Exploring Digital Libraries

A working OAI compatible DL is available for exploration at Cogprints. It covers Psychology, Neuroscience, and Linguistics, areas of Computer Science, Philosophy, Biology, Medicine, and Anthropology. A non-OAI DL is available arXhive, covering physics, math, nonlinear sciences and computer science.

Software for large digital libraries is available at [http://ePrint.org]. Work is ongoing to develop software for smaller DLs and individual use. I will be testing a restricted beta of Kepler, an OAI compliant system for individuals and small groups and reporting on my experiences.

Next time, I'll explore the software and other requirements for setting up an OAI DL along with other updates of work in progress. Until then, here are some updates on OS/2.

New OS/2 Updates

A recent update to the 0.9 version of Mozilla is 0.9.1. Although the numbering change is small, my early use shows it is faster and more stable. One significant change which caught me is the new install method. Check the README, but be sure to install in a clean directory. Execute warpzfol.cmd to build the folder, open the folder and execute mozilla.exe. No setup or install, no reboot required as all of the profile and conversion codes are now separated in the Mozilla folder. Once I was over the surprise, I liked it. Mozilla 0.9.1 is here, about a third of the way down the page.

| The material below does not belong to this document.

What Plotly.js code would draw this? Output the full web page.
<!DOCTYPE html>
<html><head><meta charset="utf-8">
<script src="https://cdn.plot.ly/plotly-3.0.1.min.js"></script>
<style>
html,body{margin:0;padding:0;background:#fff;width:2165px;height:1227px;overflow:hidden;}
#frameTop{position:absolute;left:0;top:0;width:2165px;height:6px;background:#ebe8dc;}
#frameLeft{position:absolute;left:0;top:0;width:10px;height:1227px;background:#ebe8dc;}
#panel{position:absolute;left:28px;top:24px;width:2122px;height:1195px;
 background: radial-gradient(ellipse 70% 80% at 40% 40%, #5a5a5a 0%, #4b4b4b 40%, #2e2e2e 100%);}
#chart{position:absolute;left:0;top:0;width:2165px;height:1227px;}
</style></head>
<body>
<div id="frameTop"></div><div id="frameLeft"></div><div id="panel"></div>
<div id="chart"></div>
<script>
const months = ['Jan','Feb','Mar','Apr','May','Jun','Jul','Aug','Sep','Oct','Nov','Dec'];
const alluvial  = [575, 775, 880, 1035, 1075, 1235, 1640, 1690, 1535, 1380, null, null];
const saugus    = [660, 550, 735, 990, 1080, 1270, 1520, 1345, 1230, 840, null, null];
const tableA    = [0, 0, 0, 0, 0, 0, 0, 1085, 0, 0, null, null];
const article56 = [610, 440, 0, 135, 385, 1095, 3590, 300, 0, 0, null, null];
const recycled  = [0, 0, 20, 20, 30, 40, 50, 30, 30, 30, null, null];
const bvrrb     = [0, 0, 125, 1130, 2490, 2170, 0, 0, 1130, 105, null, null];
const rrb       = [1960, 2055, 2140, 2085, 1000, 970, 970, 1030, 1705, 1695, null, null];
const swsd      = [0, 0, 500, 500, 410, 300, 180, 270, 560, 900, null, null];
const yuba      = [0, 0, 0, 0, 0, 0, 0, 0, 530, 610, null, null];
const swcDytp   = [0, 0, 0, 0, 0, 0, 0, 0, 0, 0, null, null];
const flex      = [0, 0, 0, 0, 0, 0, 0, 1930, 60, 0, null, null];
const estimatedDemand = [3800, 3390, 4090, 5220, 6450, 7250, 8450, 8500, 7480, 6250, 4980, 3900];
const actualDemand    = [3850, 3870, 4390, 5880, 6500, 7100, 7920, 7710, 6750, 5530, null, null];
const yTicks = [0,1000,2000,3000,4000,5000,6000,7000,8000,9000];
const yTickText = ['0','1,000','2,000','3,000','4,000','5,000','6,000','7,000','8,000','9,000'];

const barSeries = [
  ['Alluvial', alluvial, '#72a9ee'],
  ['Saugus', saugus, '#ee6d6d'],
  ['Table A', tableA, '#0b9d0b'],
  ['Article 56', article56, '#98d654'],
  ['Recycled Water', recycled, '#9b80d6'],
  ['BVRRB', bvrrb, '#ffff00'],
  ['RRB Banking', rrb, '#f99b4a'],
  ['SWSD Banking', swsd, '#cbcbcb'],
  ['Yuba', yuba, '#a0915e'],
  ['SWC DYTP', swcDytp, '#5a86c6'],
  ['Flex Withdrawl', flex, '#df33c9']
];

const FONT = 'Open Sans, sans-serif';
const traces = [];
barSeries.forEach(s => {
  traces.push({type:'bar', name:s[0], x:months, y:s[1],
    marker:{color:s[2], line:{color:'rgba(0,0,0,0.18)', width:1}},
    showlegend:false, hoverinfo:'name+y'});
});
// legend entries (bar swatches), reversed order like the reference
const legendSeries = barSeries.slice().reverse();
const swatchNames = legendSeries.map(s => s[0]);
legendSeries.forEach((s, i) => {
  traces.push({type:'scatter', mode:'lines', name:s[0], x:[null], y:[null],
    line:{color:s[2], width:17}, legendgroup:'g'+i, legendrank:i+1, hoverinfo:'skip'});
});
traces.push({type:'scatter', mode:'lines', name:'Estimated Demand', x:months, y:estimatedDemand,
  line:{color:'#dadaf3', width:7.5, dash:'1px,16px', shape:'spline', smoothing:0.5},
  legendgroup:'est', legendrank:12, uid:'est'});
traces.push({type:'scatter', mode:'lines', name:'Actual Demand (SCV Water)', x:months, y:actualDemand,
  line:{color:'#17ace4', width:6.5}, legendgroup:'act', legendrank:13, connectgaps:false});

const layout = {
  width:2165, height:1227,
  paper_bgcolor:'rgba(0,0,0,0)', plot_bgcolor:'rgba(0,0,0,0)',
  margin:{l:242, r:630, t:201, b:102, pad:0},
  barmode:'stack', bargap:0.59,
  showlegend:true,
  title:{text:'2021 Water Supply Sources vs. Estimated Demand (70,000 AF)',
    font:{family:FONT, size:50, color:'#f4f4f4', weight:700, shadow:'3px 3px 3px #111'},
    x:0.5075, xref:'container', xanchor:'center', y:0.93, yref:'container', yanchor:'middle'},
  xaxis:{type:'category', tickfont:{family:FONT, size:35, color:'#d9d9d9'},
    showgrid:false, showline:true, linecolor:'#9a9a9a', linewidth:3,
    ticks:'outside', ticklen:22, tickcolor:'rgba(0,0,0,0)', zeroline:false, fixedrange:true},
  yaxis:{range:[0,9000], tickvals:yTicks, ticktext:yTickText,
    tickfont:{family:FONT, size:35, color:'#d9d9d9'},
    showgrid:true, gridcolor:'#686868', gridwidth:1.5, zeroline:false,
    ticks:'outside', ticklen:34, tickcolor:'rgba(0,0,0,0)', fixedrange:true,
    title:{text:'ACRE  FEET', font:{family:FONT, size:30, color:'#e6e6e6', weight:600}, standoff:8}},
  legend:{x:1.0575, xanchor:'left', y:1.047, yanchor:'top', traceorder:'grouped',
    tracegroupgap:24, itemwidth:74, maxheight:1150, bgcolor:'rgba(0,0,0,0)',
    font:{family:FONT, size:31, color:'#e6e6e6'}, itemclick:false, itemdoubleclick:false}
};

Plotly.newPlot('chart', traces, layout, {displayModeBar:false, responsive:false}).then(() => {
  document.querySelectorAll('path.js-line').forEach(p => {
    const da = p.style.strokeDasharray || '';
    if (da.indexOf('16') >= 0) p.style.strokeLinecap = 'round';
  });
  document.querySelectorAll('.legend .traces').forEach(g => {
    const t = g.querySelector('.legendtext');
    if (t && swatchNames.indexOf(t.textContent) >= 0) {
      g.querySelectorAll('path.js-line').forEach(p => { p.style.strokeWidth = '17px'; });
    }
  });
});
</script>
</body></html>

The Macromedia flash plugin, which I reported as only available with Software Choice or Convenience Pack, is actually freely available from Innoteck. There is a lot of useful information in the README, so don't skip this one. Registration is required and a URL will be sent for download. Note that this plugin will not coexist with the win16 version of Macromedia Flash. I'll be trying this out shortly. Thanks to Andreas Boesche for the heads up.

Innoteck has also acquired the Legato Co-Standby Server for OS/2 from Legato Systems, Inc. Information is available. I wrote about Co-Standby for OS/2 in my Warptech 2000 report in June, 2000. You can find it at here.